The only character in the novel with an interest in discovering the truth is Romano Braggadocio, a writer for Domani and a conspiracy theorist. He is convinced, he tells Colonna, that Mussolini was not, in fact, killed at the end of World War II. Instead, another man was murdered, a double for Mussolini, while il Duce ventured safely to Argentina. Braggadocio believes the theory is so simple it must be true, yet Eco spends over 10 pages informing us of the details.
Once he has told Colonna about his brilliant theory, Braggadocio’s next step is to discover the facts. He must meet with people and go to dark, hidden places in search of the truth. And he does find new information, interesting information. But each thing he learns only seems to further complicate his supposedly simple theory.
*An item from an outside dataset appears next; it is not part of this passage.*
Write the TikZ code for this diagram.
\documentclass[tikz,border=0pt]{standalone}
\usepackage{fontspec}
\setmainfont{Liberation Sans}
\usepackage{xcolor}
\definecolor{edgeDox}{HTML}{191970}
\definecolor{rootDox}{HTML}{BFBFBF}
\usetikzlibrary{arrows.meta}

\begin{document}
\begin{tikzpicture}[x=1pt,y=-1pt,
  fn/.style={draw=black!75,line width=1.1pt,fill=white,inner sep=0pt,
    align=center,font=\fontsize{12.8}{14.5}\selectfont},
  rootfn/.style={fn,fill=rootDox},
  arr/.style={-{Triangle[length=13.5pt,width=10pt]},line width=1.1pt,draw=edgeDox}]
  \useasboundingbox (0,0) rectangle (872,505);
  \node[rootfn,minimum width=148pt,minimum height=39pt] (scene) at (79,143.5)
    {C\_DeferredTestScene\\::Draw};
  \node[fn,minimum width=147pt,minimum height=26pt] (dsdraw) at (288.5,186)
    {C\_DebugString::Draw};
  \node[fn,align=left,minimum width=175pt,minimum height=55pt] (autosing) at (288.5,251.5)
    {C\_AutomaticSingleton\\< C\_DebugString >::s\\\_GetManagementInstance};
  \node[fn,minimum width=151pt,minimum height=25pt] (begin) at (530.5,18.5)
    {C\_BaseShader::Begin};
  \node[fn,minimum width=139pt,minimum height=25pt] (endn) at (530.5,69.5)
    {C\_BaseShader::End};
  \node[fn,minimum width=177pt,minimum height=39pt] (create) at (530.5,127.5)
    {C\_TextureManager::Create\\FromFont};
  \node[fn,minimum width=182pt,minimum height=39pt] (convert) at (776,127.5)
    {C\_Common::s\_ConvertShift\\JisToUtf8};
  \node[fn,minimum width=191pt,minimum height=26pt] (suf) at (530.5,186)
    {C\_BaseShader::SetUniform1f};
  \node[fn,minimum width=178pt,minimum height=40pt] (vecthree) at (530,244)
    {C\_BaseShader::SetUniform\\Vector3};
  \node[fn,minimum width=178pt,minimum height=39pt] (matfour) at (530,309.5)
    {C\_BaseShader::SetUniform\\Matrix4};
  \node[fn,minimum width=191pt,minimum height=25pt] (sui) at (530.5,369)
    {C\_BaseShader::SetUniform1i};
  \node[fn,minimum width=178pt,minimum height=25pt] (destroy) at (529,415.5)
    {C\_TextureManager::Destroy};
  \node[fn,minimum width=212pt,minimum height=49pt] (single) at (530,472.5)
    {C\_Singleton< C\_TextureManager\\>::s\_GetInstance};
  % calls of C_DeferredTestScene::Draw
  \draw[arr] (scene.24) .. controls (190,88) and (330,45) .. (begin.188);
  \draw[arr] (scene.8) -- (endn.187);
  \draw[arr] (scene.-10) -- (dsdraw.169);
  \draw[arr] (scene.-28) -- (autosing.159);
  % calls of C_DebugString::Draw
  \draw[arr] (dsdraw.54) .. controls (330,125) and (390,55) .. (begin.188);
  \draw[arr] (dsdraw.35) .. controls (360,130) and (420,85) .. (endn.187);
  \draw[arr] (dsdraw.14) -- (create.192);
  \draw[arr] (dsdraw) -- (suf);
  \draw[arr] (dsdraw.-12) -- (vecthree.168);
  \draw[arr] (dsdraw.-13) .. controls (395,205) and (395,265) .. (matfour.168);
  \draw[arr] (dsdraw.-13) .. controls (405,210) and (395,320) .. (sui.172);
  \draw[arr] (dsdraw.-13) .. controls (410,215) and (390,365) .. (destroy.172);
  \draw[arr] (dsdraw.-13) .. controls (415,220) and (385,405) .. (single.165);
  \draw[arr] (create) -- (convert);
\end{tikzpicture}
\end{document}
Still, the further he delves into his projects, the closer he comes to discovering the truth. What he does, it becomes clear, is the closest thing to legitimate journalism we will encounter at Domani.
Braggadocio’s theory sounds entertaining when it is written about in summary form, but it fails to entertain on the page. A conspiracy theory that is so simple it takes 10 pages to explain is a humorous idea. Reading those 10 pages, however, is not funny; it’s exhausting. Eco eagerly makes jokes out of the existence and complexity of Braggadocio’s theory, and the jokes are funny, but they never make the theory itself worth reading. Even the funniest one-liners can’t make up for pages of dull and complex political pontifications.
Eco’s discussion of the press and its readers, meanwhile, makes for more consistently entertaining reading. But while Eco provides his readers with good quips about anti-intellectual publications and their anti-intellectual readers, he never manages to turn those quips into something more fulfilling. His tone, throughout, is one of contempt for the readers of these newspapers and the characters of his book; and, while that contempt may be well earned, reading an entire novel in a mostly one-dimensional, condescending tone can be tiring.
It seems that Eco wants to criticize the lowness of the public, while also feeding into the lowness of his own readers—into their desire to laugh at, and not with, characters in his book. Like Braggadocio, Eco also has a simple theory for what’s gone wrong with society and a sense of who’s behind it all; and, similarly, he spends far too many pages explaining it. It feels odd to claim that a 191-page book is far too long, but the argument Eco makes in the novel seems mostly encapsulated in the four-hundred-word piece he published indicting the Italian populace’s acquiescence to Berlusconi’s corruption. In the thousands of words he adds to the piece in this novel, Eco gives the reader a little bit of humor and a lot of wasted time.